Zack said "If I tie it to here, what will happen to the rope? It will get stuck. It will get so, so stuck. (pulling hard) Oooooh!"
What was drawing the two-year old children to play with string, wrapping objects again and again? Their teacher Sarah Anne and I wondered. It seemed that they were using the string to know things, that by wrapping and 'tying' they were somehow coming to understand objects in a new way, the way a baby does when it touches, tastes, and climbs on something.
Sarah Anne and I proposed our theories, but weren't convinced of any of them, so we consulted with Sabot's math specialist, Cat. She noticed the children pulling on the strings, ribbons and ropes. She proposed that they might be figuring out mass by testing the resistance of the spools, bottles, chairs, tables and trees they were wrapping. She taught us the term "spatial structuring," which is the way we humans begin to organize information about a form or forms in space.
In order to understand form, we have to be able to see different ways of measuring and organize those mental measurements. There is linear measurement, then area, and 3 dimensional form or volume.
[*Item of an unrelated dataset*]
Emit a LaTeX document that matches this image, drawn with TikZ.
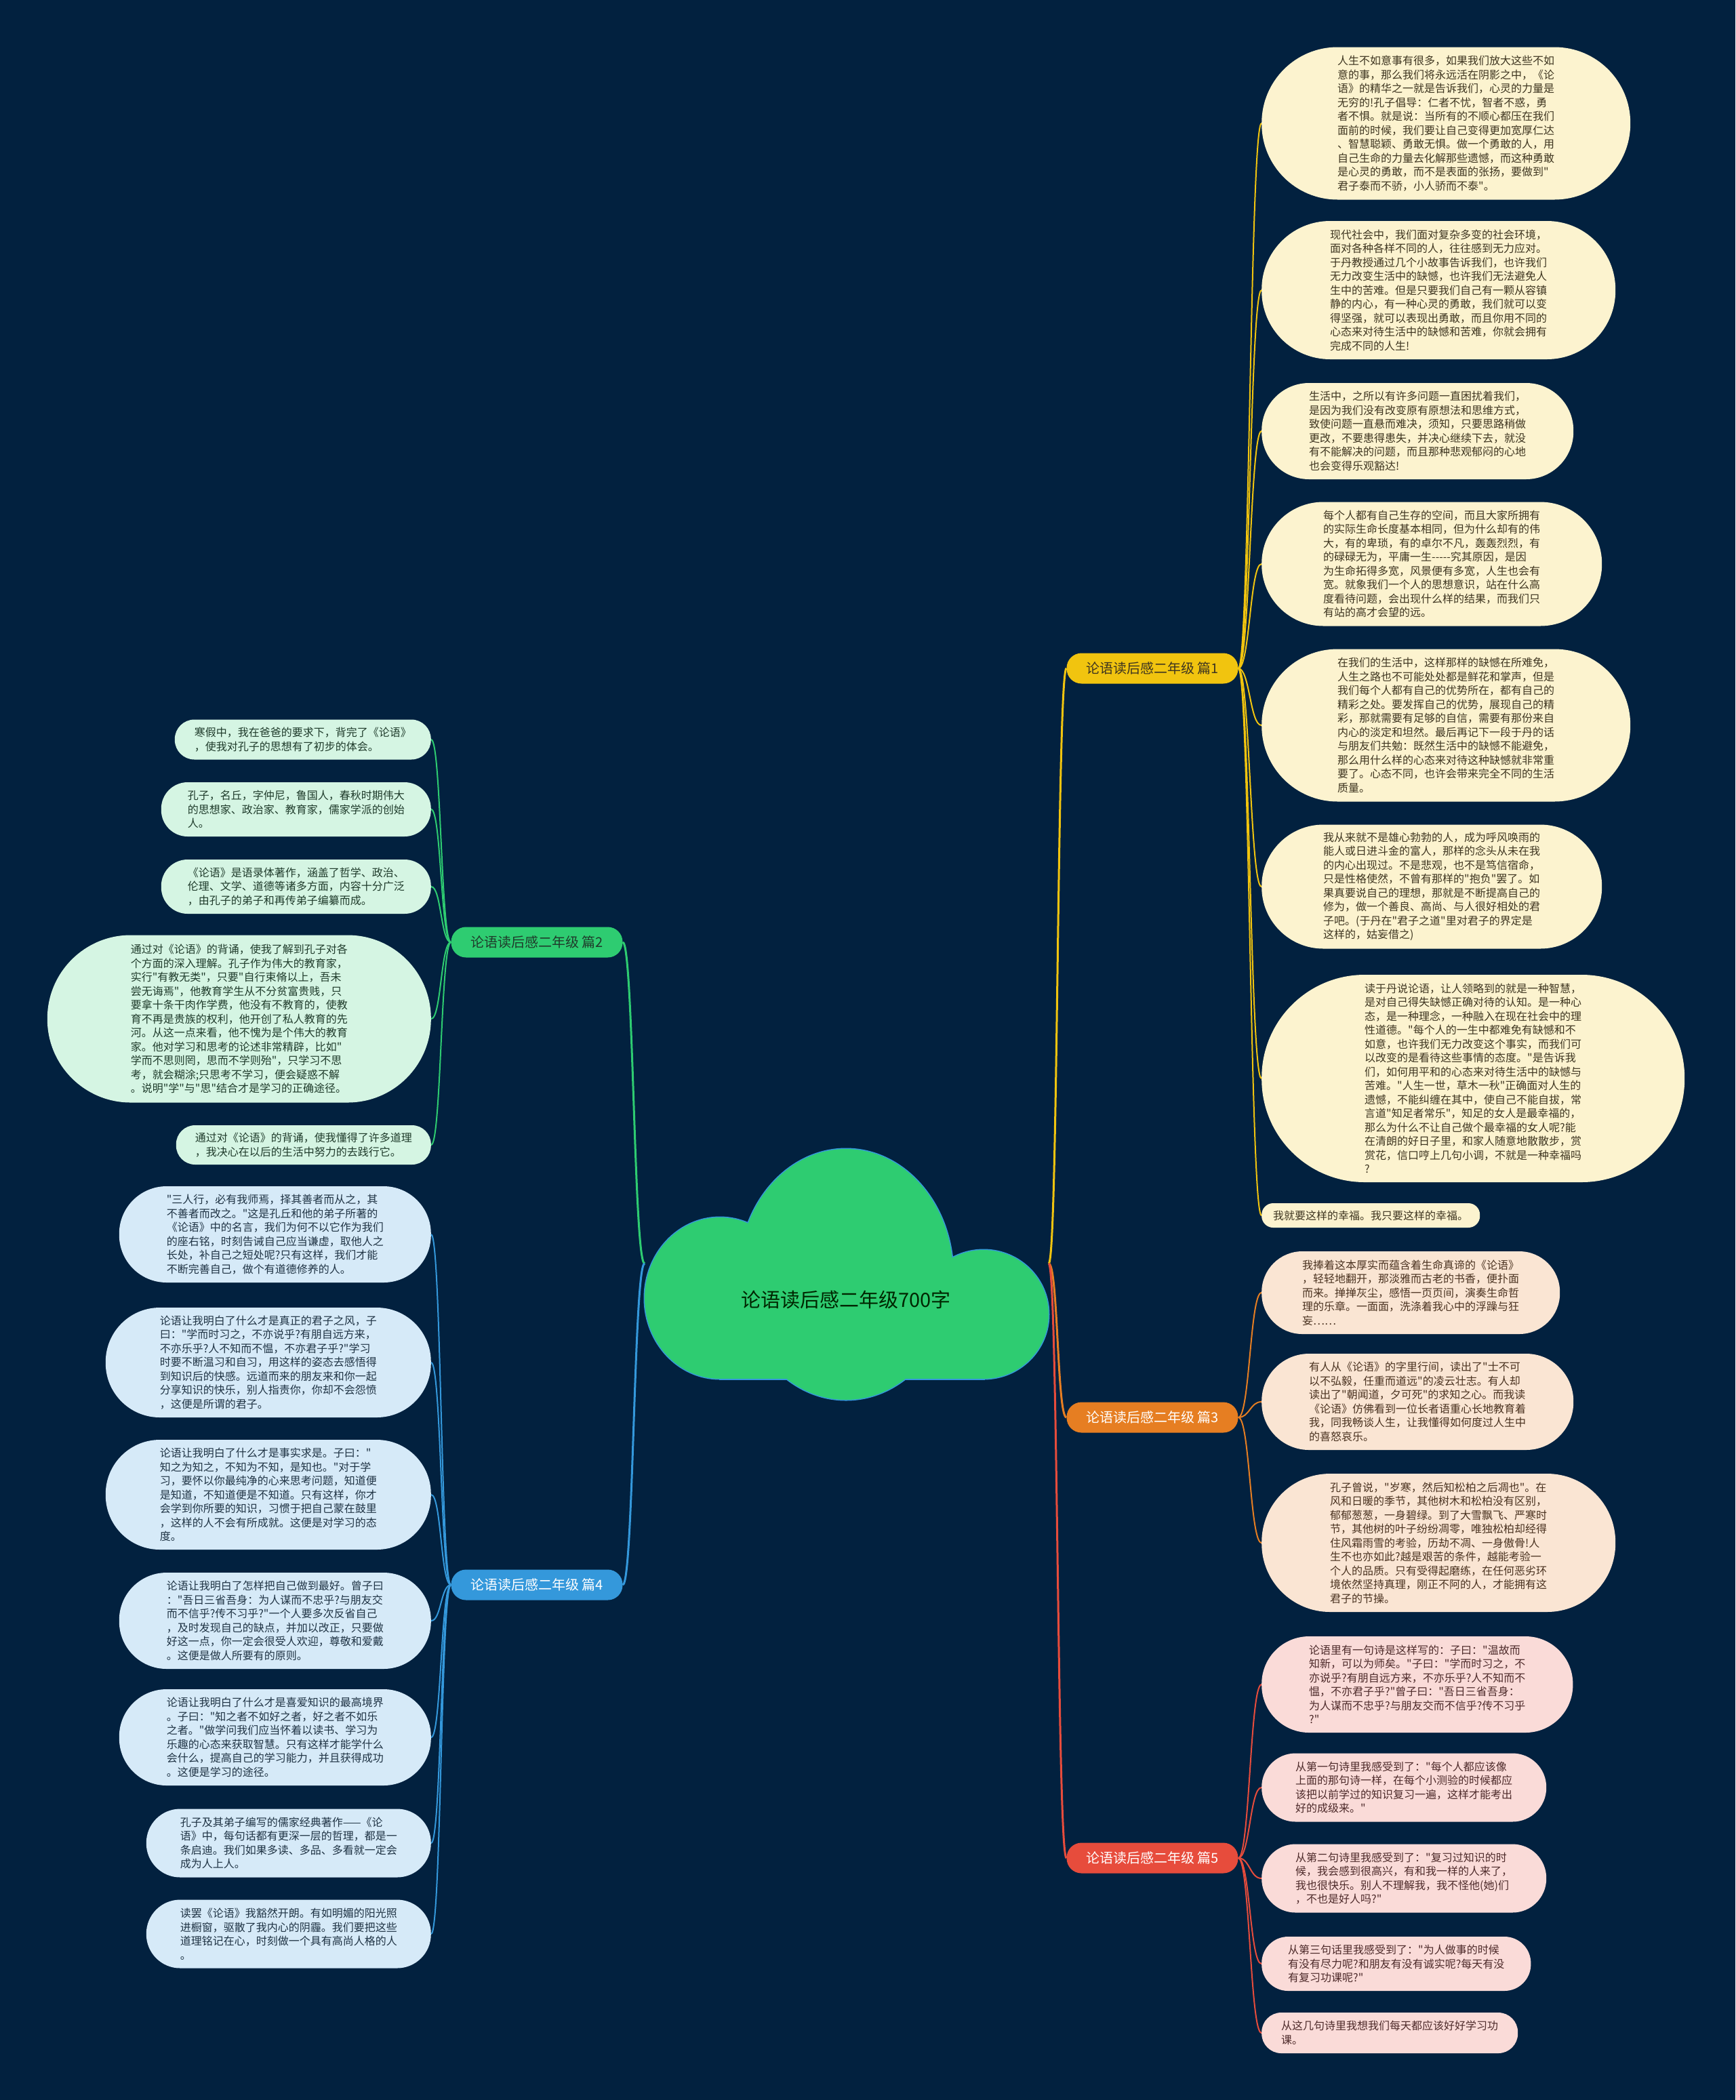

This is why children represent shapes and forms with cubes in elementary school math. The cubes allow children to build representations of form in layers, which helps them mentally coordinate different aspects of forms into a complete picture.
So, by wrapping and then pulling on strings, the children are testing the resistance of the objects and hence coming to understand the mass of a tree as compared to the mass of something else. Math - it's pretty cool after all.